I wrote an article yesterday demonstrating a hybrid configuration using the new SSO Multi-Master Replication in vSphere 5.5 between a vCenter Server for Windows & a VCSA (vCenter Server Appliance). The process itself is pretty straight forward and I even created a script which will automate the entire configuration. However, other than some text being shown at the end of the script stating that MMR (Multi-Master Replication) being successfully setup; how do you actually confirm MMR is properly configured & working when adding additional SSO instances?

This was something I was actually pondering about since the process was just too "easy" and pretty much seamless as it should be from a users perspective. In speaking with engineering, I came to learn that vmdird (VMware Directory Service) just leverages the LDAP standard for MMR. This means we can use any LDAP browser to connect to vmdird and view its current configuration.

Disclaimer: Please take extreme caution when viewing the vmdird database, this is primary for educational purposes. You should not be making any changes while in the database else you can negatively impact your environment.

In this example, we will be leveraging the free open source LDAP browser JXexplorer which can be run from variety of operating systems including Windows and Mac OS X. We will use JXexplorer to verify replication between our source (vCenter Server on Windows) is properly configured with our target (VCSA), you can also do this for a Windows to Windows vCenter Server deployment. We will also verify that replication itself is working by going through an example of creating an object in the source system and then verifying it has been successfully replicated to the target system.

Step 1 - Download and install JXplorer on your desktop, it does not have to run on the vCenter Server itself as we can remotely connect to the vmdird.

Step 2 - Create a new LDAP connection for your source vCenter Server on Windows using the following configuration below:

Protocol: LDAPv3
Port: 11711
Base DN: dc=vsphere,dc=local
Level: User + Password
User DN: cn=Administrator,cn=Users,dc=vsphere,dc=local

If everything was entered correctly, you should now be able to connect to the vmdird database.

Step 3 - To confirm MMR has been successfully configured between your source and target SSO Servers, you can expand the inventory to local->vsphere->Configuration->Sites->Servers. Here you should see the list of SSO Servers participating in a specific site. If you expand each server, you should see a replication agreement between the source and target of each server, this means everything is configured correctly.

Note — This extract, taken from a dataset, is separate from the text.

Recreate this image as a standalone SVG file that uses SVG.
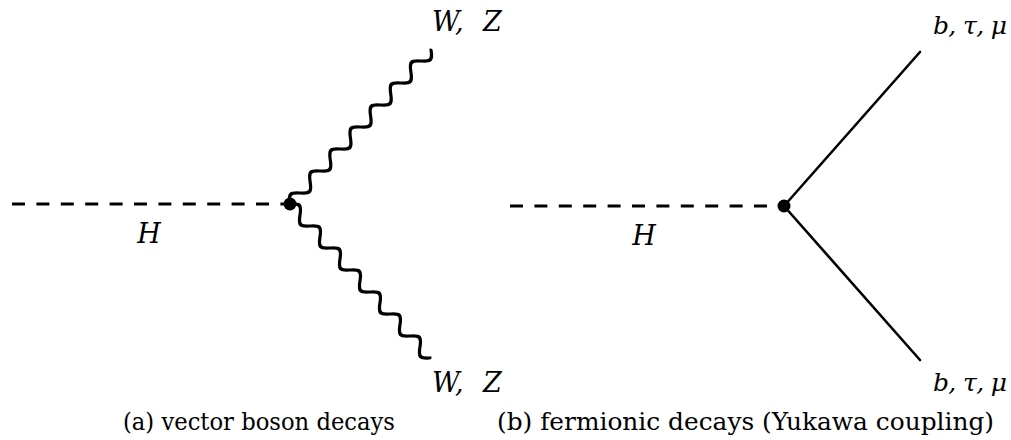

In the example I had in my last blog post vcenter55-3.primp-industries.com is my vCenter Server for Windows and vcenter55-2.primp-industries.com is my VCSA. We can clearly see the replication agreements between our two systems and everything looks good.

Step 4 - To check whether MMR is working, a simple test is to create a user in vsphere.local domain using the vSphere Web Client and then compare the Users database between our source and target vmdird databases. To do so, you can open up two JXexplorer sessions, one connecting to the source vmdird and the other connecting to the destination vmdird.

MMR takes ~30sec to perform the replication and in the example above, I created a user called "wlam" on my source site and then I was able to refresh my destination system and the new user has automatically been replicated.

I really like the new SSO architecture and has really simplified SSO installation and configuration by a factor of 1000x. The built-in multi-master replication is completely transparent to the end user and this is the type of user experience our customers have come to expect of VMware. Big kudos to the SSO Engineering/Product team for all their hard work! There is still a lot of work being done to further enhance the overall install/upgrade experience and hopefully we will get to see some of these benefits in the very near future.